In the case of indirect Moxibustion, which is currently more popular than direct moxibustion because of much lower risk of burning or pain; the moxa is placed on the top of acupuncture needles that have been inserted in the body. Research has shown that it acts as an emmenagogue i.e.an agent that increases blood circulation to the pelvic area and uterus and stimulates menstruation. This could explain its use in treating breech babies and menstrual cramps.

Since fire is its central element, moxibustion is most often used to dispel cold stagnation and the conditions that arise as a result, like:

  • Hypothyroidism
  • Low blood sugar (hypoglycemia)
  • Sluggish digestion
  • Oversensitivity to cold
  • Fluid retention
  • Lowered immunity
  • Joint pain and arthritis
  • Depression and low mood

Gradually, Western medical research has begun to confirm that moxibustion effectively treats these ailments. In one placebo-controlled clinical trial, moxibustion was shown to be highly beneficial for those with osteoarthritis.

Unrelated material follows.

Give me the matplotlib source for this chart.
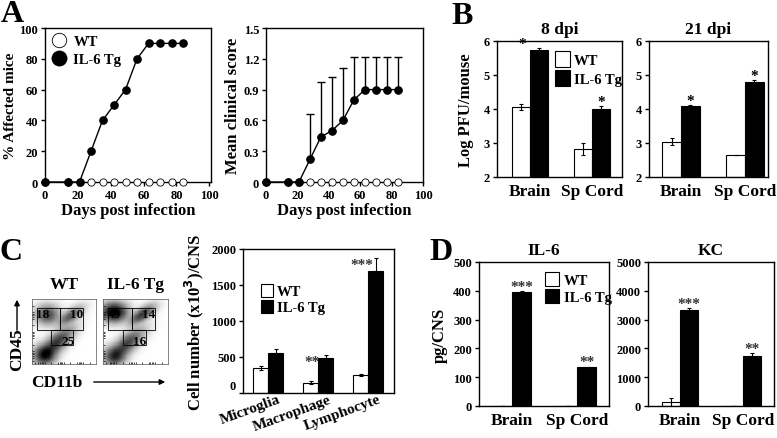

Like acupuncture, the healing properties of moxibustion have been supported by a good amount of clinical research to date. Moxibustion may be especially useful for people who have not seen adequate results with other treatments. It is therefore recommended for those who are still suffering from a variety of health issues after trying conventional therapies. Like with many traditional Chinese treatments, consistent, sustained application is key for Moxibustion.